Data segment:
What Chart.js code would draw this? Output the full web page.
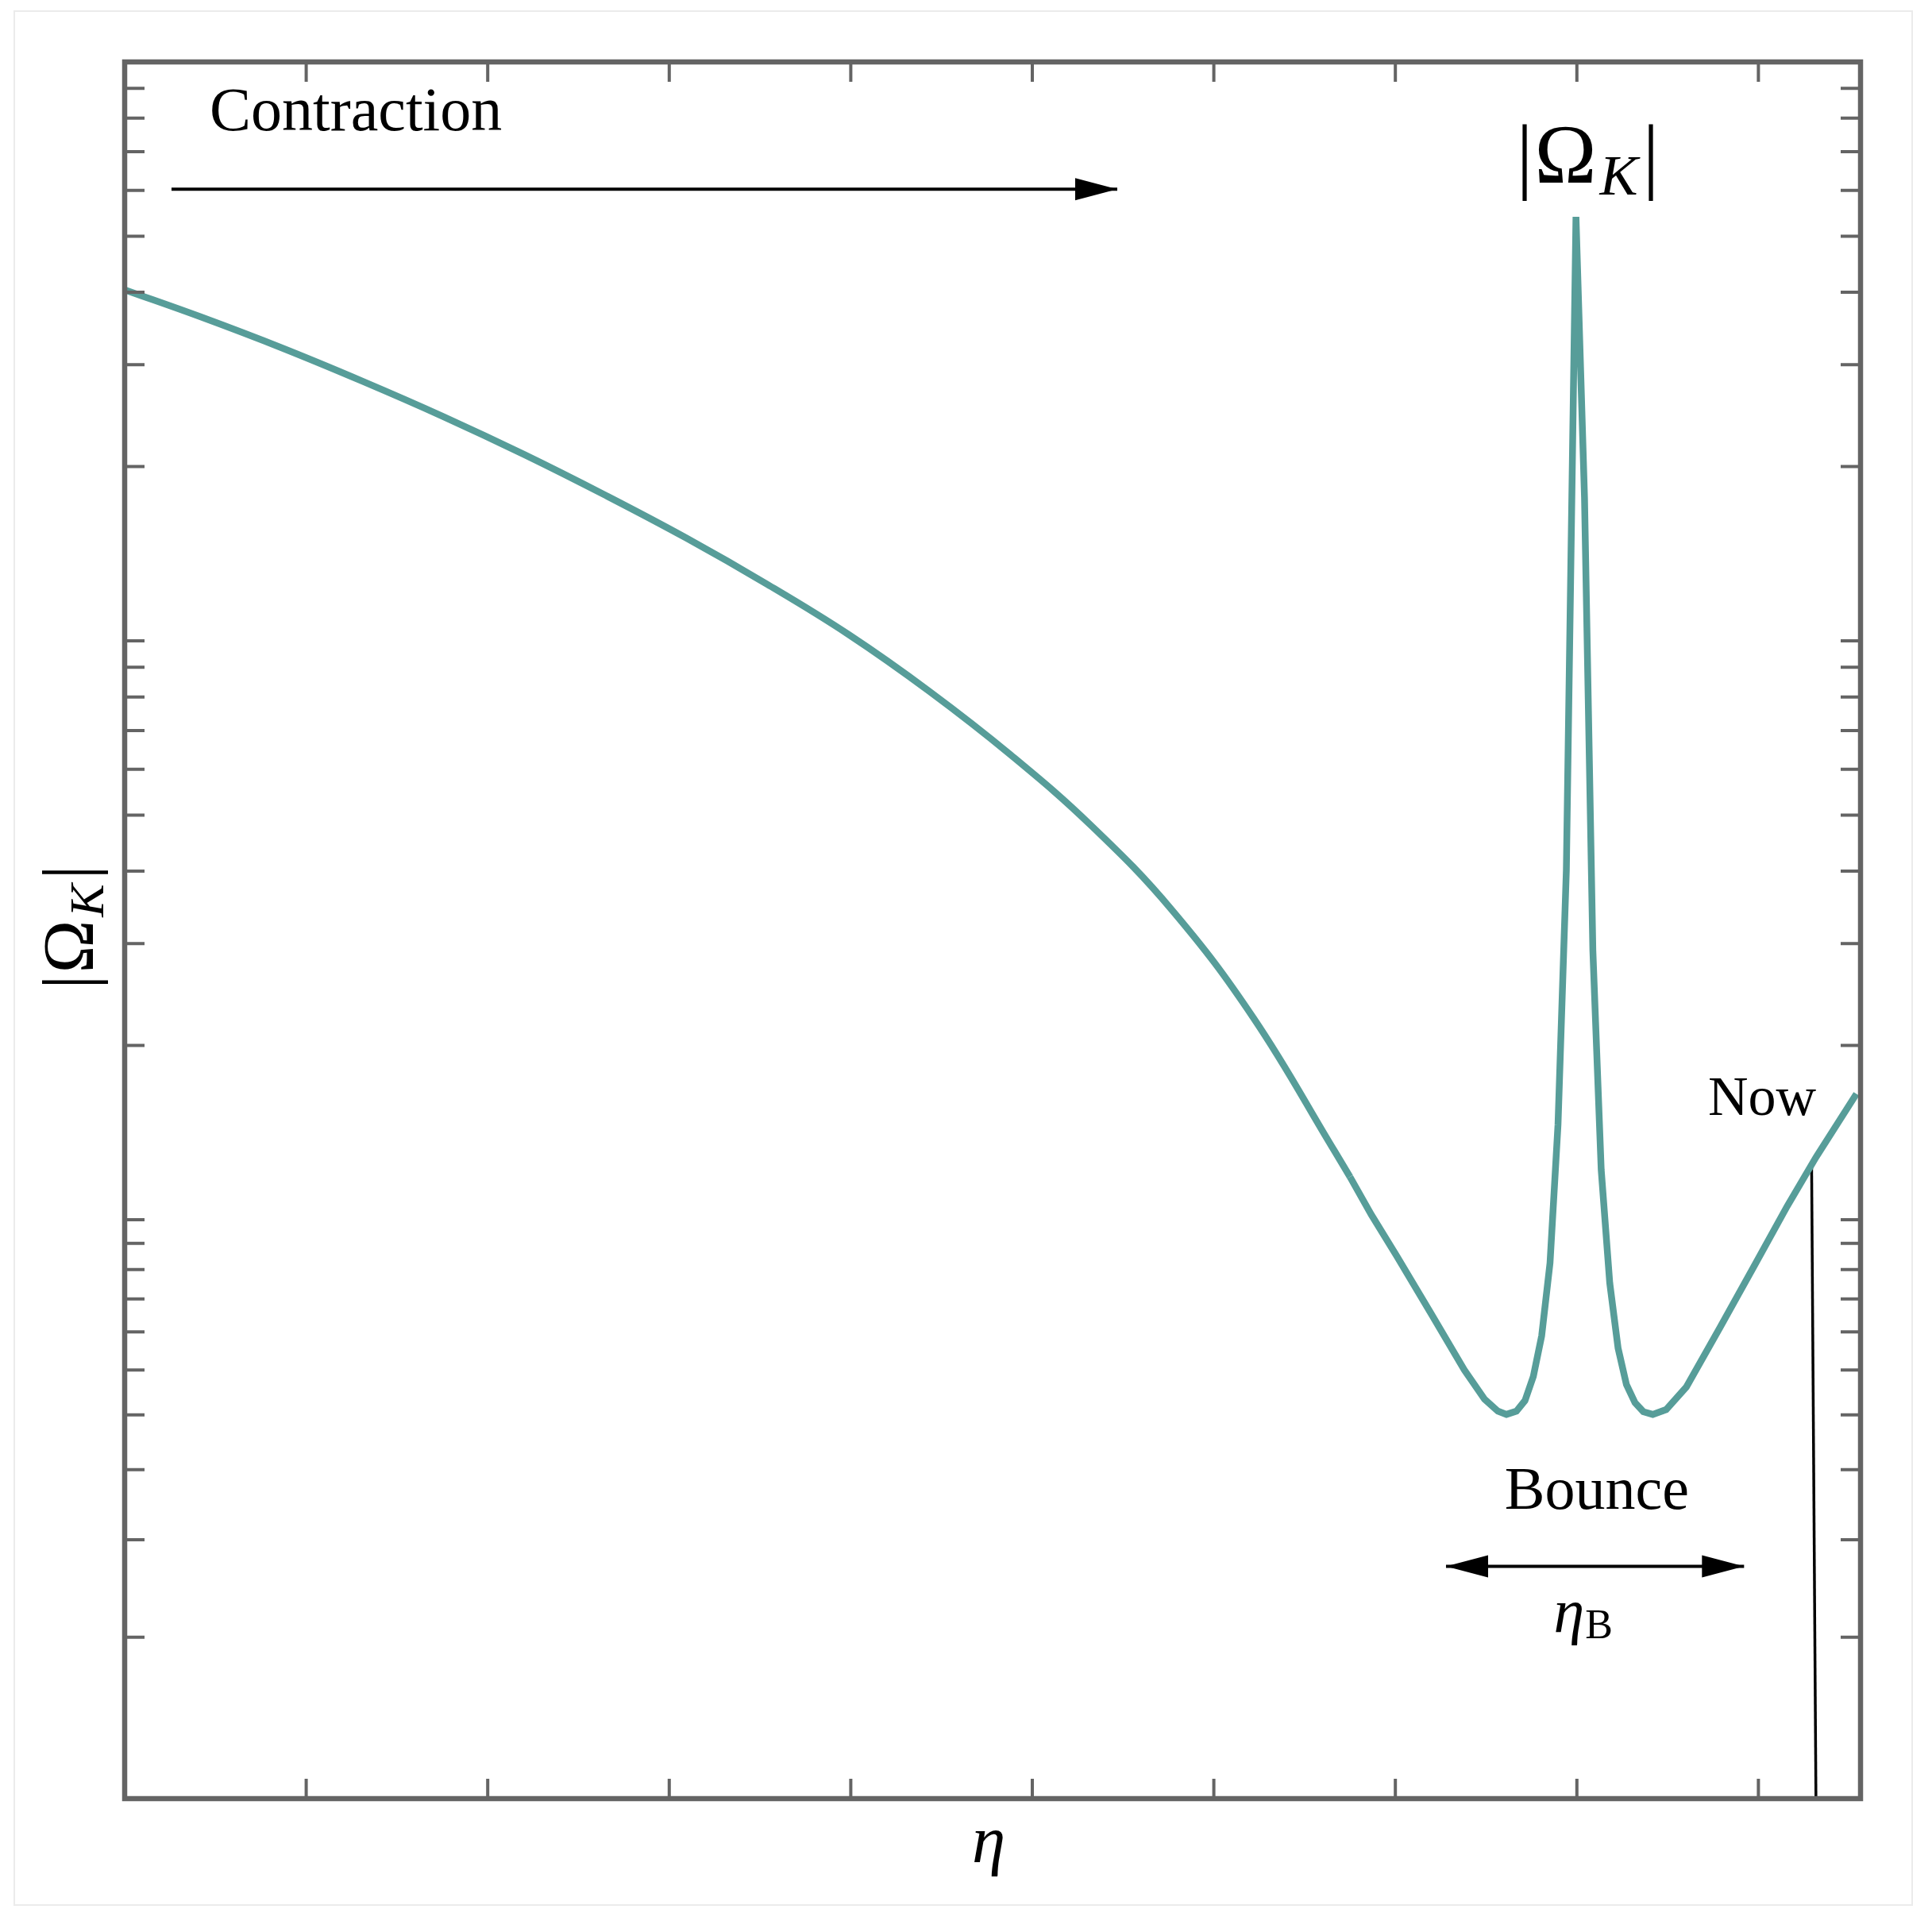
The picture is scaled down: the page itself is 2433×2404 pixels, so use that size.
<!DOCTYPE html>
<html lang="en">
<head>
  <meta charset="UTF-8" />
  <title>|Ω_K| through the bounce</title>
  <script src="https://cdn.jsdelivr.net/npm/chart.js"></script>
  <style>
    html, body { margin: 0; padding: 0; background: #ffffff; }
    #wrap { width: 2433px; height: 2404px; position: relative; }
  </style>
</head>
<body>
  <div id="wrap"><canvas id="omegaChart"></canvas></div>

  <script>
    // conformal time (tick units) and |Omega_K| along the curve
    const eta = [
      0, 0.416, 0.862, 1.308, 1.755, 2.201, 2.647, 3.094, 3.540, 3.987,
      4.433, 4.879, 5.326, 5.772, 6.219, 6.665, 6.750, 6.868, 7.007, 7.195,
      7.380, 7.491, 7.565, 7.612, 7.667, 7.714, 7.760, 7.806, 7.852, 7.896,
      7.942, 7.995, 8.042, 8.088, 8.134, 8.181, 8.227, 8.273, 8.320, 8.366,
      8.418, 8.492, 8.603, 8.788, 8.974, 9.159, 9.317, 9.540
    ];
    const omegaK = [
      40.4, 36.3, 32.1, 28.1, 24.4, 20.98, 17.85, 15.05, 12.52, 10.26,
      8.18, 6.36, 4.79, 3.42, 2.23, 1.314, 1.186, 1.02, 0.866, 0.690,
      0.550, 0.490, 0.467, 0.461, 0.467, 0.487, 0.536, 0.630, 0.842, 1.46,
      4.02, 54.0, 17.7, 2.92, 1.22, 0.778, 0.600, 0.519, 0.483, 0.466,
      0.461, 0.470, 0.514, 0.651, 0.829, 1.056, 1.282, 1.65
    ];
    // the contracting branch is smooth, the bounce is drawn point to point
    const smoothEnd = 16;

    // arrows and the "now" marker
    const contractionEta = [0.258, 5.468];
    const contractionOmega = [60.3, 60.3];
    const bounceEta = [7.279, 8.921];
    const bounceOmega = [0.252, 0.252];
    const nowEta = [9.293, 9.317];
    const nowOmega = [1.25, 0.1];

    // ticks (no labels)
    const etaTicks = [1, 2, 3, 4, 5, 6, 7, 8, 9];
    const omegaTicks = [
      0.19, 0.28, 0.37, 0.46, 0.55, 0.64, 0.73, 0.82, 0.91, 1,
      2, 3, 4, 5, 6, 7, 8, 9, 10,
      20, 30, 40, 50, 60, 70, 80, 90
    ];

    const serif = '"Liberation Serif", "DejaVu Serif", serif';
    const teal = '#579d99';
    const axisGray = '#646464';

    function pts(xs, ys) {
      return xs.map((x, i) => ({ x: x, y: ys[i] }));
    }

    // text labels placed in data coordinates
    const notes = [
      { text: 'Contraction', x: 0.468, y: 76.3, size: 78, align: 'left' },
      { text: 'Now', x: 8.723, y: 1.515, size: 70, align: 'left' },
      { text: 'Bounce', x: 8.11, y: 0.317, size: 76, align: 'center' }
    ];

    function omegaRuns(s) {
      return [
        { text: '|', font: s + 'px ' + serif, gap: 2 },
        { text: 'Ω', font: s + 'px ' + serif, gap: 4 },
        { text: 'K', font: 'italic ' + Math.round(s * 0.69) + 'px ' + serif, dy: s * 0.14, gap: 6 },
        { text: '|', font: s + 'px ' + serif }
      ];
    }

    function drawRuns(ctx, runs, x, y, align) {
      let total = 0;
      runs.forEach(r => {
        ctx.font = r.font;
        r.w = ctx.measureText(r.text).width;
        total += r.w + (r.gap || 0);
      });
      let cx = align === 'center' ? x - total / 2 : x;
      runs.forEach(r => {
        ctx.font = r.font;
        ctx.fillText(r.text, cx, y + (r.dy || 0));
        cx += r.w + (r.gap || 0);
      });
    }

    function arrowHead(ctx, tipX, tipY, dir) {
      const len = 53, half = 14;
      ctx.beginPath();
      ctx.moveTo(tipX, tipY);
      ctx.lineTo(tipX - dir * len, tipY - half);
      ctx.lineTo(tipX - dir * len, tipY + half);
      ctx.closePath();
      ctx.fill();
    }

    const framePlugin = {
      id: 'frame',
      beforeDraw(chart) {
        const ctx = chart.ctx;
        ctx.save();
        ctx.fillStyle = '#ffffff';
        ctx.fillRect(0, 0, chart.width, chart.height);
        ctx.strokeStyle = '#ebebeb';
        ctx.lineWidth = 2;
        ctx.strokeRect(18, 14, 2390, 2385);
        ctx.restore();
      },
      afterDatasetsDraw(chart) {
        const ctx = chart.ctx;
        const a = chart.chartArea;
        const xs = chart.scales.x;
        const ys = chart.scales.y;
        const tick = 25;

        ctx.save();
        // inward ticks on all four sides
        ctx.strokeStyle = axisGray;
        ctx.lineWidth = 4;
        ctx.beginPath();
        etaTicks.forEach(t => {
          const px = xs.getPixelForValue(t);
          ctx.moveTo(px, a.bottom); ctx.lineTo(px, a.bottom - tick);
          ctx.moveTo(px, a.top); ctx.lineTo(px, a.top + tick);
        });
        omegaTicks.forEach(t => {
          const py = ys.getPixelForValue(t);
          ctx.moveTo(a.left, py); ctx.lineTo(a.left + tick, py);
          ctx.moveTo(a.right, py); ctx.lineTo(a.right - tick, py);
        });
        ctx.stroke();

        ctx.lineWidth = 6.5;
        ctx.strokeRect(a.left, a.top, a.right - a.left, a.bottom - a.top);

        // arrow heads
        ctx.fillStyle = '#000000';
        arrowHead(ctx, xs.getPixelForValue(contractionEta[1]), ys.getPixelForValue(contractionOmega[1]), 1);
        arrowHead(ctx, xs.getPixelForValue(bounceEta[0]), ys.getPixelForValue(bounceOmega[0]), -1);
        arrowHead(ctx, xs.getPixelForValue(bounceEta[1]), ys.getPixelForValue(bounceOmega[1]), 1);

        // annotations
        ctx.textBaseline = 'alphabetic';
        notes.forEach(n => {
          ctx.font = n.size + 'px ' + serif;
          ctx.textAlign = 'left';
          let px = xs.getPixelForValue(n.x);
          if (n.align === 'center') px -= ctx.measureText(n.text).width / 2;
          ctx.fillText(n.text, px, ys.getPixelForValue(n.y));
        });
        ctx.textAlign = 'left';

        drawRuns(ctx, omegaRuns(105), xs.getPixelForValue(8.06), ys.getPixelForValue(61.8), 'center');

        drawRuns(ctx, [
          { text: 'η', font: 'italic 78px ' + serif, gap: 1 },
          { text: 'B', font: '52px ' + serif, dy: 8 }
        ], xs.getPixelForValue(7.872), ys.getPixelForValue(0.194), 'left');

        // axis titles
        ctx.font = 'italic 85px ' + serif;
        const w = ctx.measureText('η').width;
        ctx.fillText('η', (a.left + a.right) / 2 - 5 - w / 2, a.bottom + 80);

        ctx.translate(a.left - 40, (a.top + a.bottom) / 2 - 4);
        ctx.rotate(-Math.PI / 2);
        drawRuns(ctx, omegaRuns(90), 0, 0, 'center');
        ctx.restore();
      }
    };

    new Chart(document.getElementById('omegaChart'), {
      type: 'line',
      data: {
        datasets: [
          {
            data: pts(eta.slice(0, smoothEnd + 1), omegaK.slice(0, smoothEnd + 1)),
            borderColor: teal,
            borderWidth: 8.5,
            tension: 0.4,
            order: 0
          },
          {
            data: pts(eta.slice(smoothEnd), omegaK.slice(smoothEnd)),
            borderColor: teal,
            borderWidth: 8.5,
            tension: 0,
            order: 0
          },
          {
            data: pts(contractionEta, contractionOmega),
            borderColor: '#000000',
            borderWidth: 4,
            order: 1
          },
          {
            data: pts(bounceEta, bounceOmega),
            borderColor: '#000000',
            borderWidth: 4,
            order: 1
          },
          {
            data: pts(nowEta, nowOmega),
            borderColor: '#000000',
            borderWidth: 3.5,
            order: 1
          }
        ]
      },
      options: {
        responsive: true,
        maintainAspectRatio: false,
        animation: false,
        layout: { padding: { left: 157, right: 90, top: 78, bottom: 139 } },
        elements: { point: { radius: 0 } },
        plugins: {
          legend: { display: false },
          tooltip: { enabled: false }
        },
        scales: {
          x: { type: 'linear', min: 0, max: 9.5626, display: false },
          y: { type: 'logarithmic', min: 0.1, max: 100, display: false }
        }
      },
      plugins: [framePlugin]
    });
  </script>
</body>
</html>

Goal: Restate only the lines running from the start of the material above through the line containing "const smoothEnd = 16;", ends included. No pictures.

Result for this task:
What Chart.js code would draw this? Output the full web page.
The picture is scaled down: the page itself is 2433×2404 pixels, so use that size.
<!DOCTYPE html>
<html lang="en">
<head>
  <meta charset="UTF-8" />
  <title>|Ω_K| through the bounce</title>
  <script src="https://cdn.jsdelivr.net/npm/chart.js"></script>
  <style>
    html, body { margin: 0; padding: 0; background: #ffffff; }
    #wrap { width: 2433px; height: 2404px; position: relative; }
  </style>
</head>
<body>
  <div id="wrap"><canvas id="omegaChart"></canvas></div>

  <script>
    // conformal time (tick units) and |Omega_K| along the curve
    const eta = [
      0, 0.416, 0.862, 1.308, 1.755, 2.201, 2.647, 3.094, 3.540, 3.987,
      4.433, 4.879, 5.326, 5.772, 6.219, 6.665, 6.750, 6.868, 7.007, 7.195,
      7.380, 7.491, 7.565, 7.612, 7.667, 7.714, 7.760, 7.806, 7.852, 7.896,
      7.942, 7.995, 8.042, 8.088, 8.134, 8.181, 8.227, 8.273, 8.320, 8.366,
      8.418, 8.492, 8.603, 8.788, 8.974, 9.159, 9.317, 9.540
    ];
    const omegaK = [
      40.4, 36.3, 32.1, 28.1, 24.4, 20.98, 17.85, 15.05, 12.52, 10.26,
      8.18, 6.36, 4.79, 3.42, 2.23, 1.314, 1.186, 1.02, 0.866, 0.690,
      0.550, 0.490, 0.467, 0.461, 0.467, 0.487, 0.536, 0.630, 0.842, 1.46,
      4.02, 54.0, 17.7, 2.92, 1.22, 0.778, 0.600, 0.519, 0.483, 0.466,
      0.461, 0.470, 0.514, 0.651, 0.829, 1.056, 1.282, 1.65
    ];
    // the contracting branch is smooth, the bounce is drawn point to point
    const smoothEnd = 16;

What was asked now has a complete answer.